Dataset entries:
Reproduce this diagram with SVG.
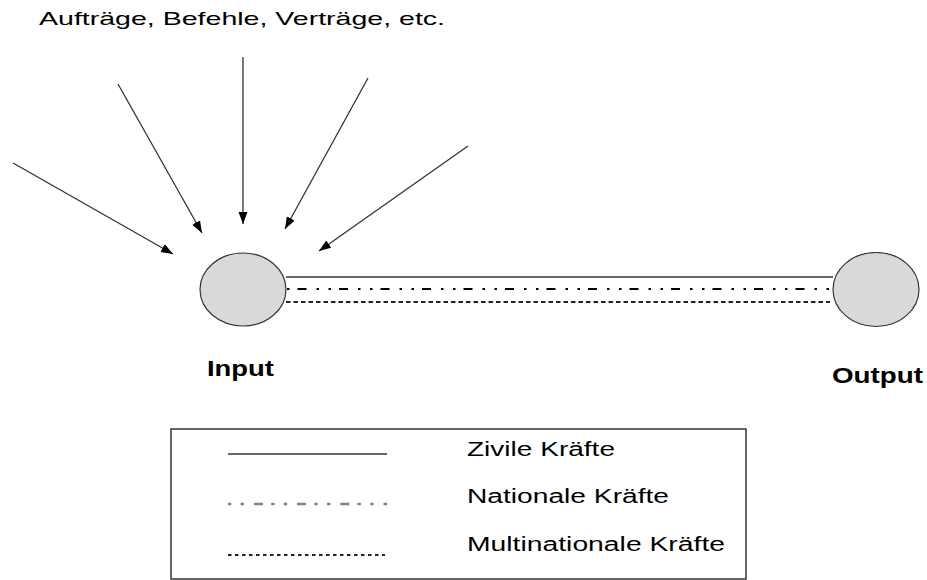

--

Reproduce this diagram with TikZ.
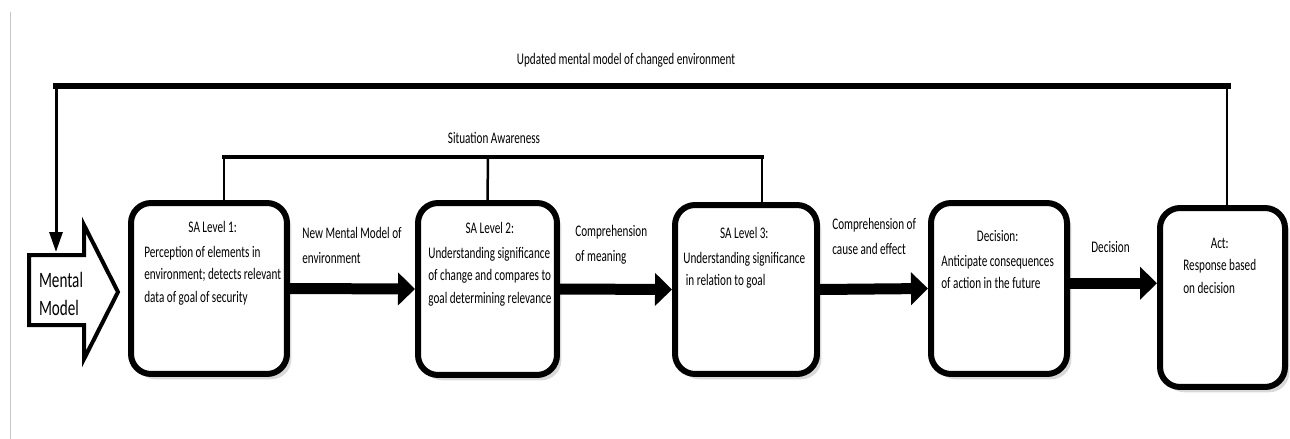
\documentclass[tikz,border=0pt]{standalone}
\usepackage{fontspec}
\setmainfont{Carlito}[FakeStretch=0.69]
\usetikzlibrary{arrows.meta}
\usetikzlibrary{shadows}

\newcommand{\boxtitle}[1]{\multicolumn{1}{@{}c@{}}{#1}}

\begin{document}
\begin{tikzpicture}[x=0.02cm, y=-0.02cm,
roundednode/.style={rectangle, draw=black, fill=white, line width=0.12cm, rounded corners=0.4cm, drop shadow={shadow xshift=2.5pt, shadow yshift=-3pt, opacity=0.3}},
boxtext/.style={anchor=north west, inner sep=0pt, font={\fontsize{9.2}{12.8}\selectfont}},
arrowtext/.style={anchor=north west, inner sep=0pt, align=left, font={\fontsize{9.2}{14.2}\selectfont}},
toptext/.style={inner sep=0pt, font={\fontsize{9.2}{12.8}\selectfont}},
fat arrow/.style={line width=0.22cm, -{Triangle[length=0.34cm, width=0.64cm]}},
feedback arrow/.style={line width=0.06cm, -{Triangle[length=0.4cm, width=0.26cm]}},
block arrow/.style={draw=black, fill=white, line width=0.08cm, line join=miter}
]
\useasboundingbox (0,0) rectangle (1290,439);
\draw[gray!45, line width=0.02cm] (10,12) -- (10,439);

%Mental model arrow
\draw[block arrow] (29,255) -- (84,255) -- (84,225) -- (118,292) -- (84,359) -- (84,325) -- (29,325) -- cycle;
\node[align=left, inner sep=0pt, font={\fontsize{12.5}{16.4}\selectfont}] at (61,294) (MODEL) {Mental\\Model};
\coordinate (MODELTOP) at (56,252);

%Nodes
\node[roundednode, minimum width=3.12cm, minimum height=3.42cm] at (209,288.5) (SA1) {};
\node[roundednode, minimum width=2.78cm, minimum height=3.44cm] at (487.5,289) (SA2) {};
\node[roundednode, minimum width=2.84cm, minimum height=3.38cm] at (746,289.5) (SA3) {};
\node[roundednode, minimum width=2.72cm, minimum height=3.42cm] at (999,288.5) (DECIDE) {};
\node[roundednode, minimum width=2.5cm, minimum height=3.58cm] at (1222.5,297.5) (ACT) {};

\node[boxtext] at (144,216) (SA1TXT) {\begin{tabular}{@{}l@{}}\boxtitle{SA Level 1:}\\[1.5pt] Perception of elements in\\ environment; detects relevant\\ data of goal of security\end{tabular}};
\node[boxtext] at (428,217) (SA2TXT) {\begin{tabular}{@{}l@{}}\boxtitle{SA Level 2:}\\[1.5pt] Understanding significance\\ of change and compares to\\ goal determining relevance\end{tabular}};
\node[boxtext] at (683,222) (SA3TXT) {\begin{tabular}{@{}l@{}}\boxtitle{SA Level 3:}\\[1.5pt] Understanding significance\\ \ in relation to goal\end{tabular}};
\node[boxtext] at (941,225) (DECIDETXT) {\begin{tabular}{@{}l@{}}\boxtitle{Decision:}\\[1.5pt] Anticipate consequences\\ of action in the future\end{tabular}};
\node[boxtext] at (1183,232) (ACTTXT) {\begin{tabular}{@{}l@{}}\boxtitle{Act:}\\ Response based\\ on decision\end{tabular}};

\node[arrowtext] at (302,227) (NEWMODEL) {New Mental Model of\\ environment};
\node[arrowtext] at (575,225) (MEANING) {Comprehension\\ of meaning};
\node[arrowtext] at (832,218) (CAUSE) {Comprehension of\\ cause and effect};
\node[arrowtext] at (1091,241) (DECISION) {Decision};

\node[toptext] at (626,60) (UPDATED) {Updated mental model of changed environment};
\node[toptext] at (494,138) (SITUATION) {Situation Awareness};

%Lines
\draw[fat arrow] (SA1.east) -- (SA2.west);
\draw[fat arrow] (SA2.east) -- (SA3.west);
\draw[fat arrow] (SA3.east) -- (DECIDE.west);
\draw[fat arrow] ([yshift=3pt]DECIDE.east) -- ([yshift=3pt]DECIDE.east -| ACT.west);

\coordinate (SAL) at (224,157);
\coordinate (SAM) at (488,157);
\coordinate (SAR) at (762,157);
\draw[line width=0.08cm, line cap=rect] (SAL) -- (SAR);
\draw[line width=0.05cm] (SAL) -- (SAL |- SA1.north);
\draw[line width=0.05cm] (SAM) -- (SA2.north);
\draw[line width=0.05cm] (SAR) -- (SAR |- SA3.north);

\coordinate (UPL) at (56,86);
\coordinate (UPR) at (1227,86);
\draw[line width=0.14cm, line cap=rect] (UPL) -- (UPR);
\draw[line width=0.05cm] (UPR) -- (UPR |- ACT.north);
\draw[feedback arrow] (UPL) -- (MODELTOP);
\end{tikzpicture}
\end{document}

To do:
Count every line in the entries above where the word "this" appears; respond with the number alone.

Answer below:
2